The building is colloquially known as Willemoe's House from its original builder and owner and the Bishop's House from the lengthy period it served as the home and office of the Bishop of Aarhus.

== History ==
In the German architect Gustav Ludolf Martens designed a number of buildings in and around Aarhus including some farm buildings at the manor Vilhelmsborg. The work impressed the bailif of Hads and Ning Hundred, Frederik Christian Willemoes, who commissioned Martens. The project was the new home of Willemoes which would also function as the bailif's office. The Hads and Ning bailif remained in the building until 1886.

In 1883 the building was sold to St. Clemen's Parish and Willemoes moved out in 1886 after which the building was used as the home of the bishop of Diocese of Aarhus. The change in ownership and use came with a renovation carried out by the architect Vilhelm Theodor Walther. At the same time a bay window was added to one of the western gable by the architect Rudolf Frimodt Clausen. In 1915 one floor was added under supervision of Sophus Frederik Kühnel.

In 1984 the bishopric sold the building to Arbejdernes Fællesorganisation who originally planned on demolishing the building in order to expand Folkets Hus in Amaliegade. The plans never came to fruition and the property was instead rented out to Poul Jensen who bought it in 1979. Since 2010 it has been rented out to Folkeligt Oplysningsforbund (FOF).

== Architecture ==
Willemoe's House was constructed in Gothic Revival style and is one of the only examples of that style in Aarhus. The building has been renovated and remodeled several times but the overall architectural expression remain largely the same. It is a brick building with a large bay window facing west and two pointed dormer windows. The most characteristic feature is the large roof lantern installed in 1987 when a conference room was established on the roof floor of the building.
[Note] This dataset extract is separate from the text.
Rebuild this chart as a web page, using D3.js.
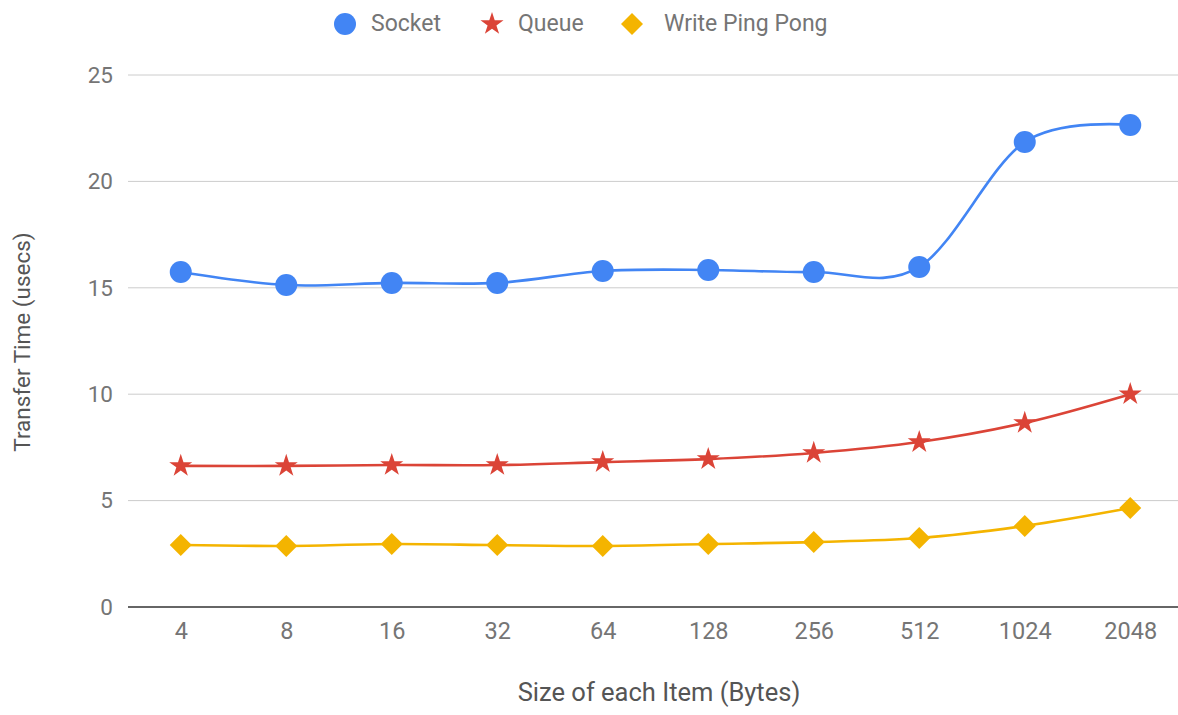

The architects Inger and Johannes Exner used the Cupola Room at Charlottenborg Palace in Copenhagen and other European Baroque rooms as inspiration and created the lantern as a way to bring light into the otherwise mostly windowless room. The walls are clad in combinations of reflective plaster and tinfoil with the intention of creating diverse lighting situations dependent on weather and season.